Due to the recent increasing use of nonlinear loads and Grid Connected Inverters (GCIs), the harmonics are also increasing in the grid. The detrimental effects of the harmonics in the grid include the heating in the equipment and conductors, the misfiring in variable speed drives, the torque pulsations in motors and the asynchronization of the GCIs. Therefore, the standard such as IEEE 519 and P1547 forces the GCIs to meet a certain level of output quality in terms of harmonics, phase and frequency variation. In order to inject the pure active power to the grid, the synchronization between the grid and a GCI by a highperformance Phase Locked Loops (PLLs) is essential. Several kinds of PLL methods to synchronize the GCI under the distorted grid condition have been proposed. However, their performances are significantly degraded under the distorted grid condition, especially with a DC off-set and harmonics.
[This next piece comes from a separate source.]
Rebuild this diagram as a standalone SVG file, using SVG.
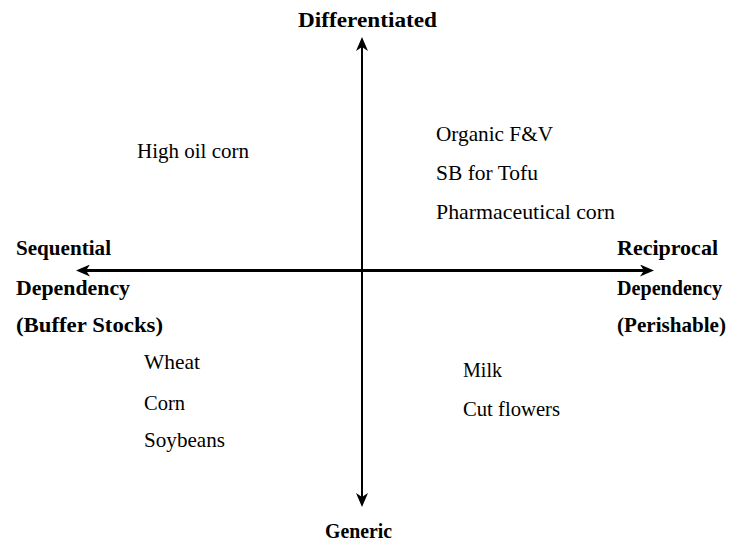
<svg xmlns="http://www.w3.org/2000/svg" width="737" height="547" viewBox="0 0 737 547">
<style>
.bl{font-family:'Liberation Serif','Times New Roman','DejaVu Serif',serif;font-weight:bold;font-size:22px;fill:#000}
.tx{font-family:'Liberation Serif','Times New Roman','DejaVu Serif',serif;font-size:21px;fill:#000}
.ax{stroke:#000;fill:none}
</style>
<defs>
<marker id="ah" viewBox="0 0 14 12" markerWidth="14" markerHeight="12" refX="4" refY="6" markerUnits="userSpaceOnUse" orient="auto-start-reverse">
<path d="M0,0 L14,6 L0,12 L4,6 Z" fill="#000"/>
</marker>
</defs>
<g id="connectors">
<line class="ax" x1="86" y1="270.5" x2="644" y2="270.5" stroke-width="3" marker-start="url(#ah)" marker-end="url(#ah)"/>
<line class="ax" x1="362" y1="47" x2="362" y2="497" stroke-width="2" marker-start="url(#ah)" marker-end="url(#ah)"/>
</g>
<g id="differentiated"><text class="bl" font-family="Liberation Serif, serif" x="298" y="27" textLength="139" lengthAdjust="spacingAndGlyphs">Differentiated</text></g>
<g id="generic"><text class="bl" font-family="Liberation Serif, serif" x="325" y="538" textLength="67" lengthAdjust="spacingAndGlyphs">Generic</text></g>
<g id="sequential" font-family="Liberation Serif, serif">
<text class="bl" x="16" y="255" textLength="95" lengthAdjust="spacingAndGlyphs">Sequential</text>
<text class="bl" x="16" y="295" textLength="114" lengthAdjust="spacingAndGlyphs">Dependency</text>
<text class="bl" x="16" y="332" textLength="147" lengthAdjust="spacingAndGlyphs">(Buffer Stocks)</text>
</g>
<g id="reciprocal">
<text class="bl" x="617" y="255" textLength="101" lengthAdjust="spacingAndGlyphs">Reciprocal</text>
<text class="bl" x="617" y="295" textLength="105" lengthAdjust="spacingAndGlyphs">Dependency</text>
<text class="bl" x="617" y="332" textLength="109" lengthAdjust="spacingAndGlyphs">(Perishable)</text>
</g>
<g id="high-oil-corn"><text class="tx" x="137" y="158" textLength="112" lengthAdjust="spacingAndGlyphs">High oil corn</text></g>
<g id="differentiated-reciprocal">
<text class="tx" x="436" y="141" textLength="117" lengthAdjust="spacingAndGlyphs">Organic F&amp;V</text>
<text class="tx" x="436" y="180" textLength="102" lengthAdjust="spacingAndGlyphs">SB for Tofu</text>
<text class="tx" x="436" y="219" textLength="179" lengthAdjust="spacingAndGlyphs">Pharmaceutical corn</text>
</g>
<g id="generic-sequential">
<text class="tx" x="144" y="369" textLength="56" lengthAdjust="spacingAndGlyphs">Wheat</text>
<text class="tx" x="144" y="410" textLength="41" lengthAdjust="spacingAndGlyphs">Corn</text>
<text class="tx" x="144" y="447" textLength="81" lengthAdjust="spacingAndGlyphs">Soybeans</text>
</g>
<g id="generic-reciprocal">
<text class="tx" x="463" y="377" textLength="39" lengthAdjust="spacingAndGlyphs">Milk</text>
<text class="tx" x="463" y="416" textLength="97" lengthAdjust="spacingAndGlyphs">Cut flowers</text>
</g>
</svg>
In this paper a novel Digital Lock-in Amplifier (DLA) based PLL is proposed to improve the performance of the PLL under the highly distorted grid condition including the power quality events. Since the proposed DLA-PLL is composed of a robust Phase Sensitive detector (PSD), it is immune to any frequency component except the fundamental and the DC off-set present in the grid can be completely rejected. The superiority of the proposed DLA-PLL is proved by the simulation and experiments by comparing it to the results obtained with the six kinds of conventional PLL methods widely used under distorted grid condition.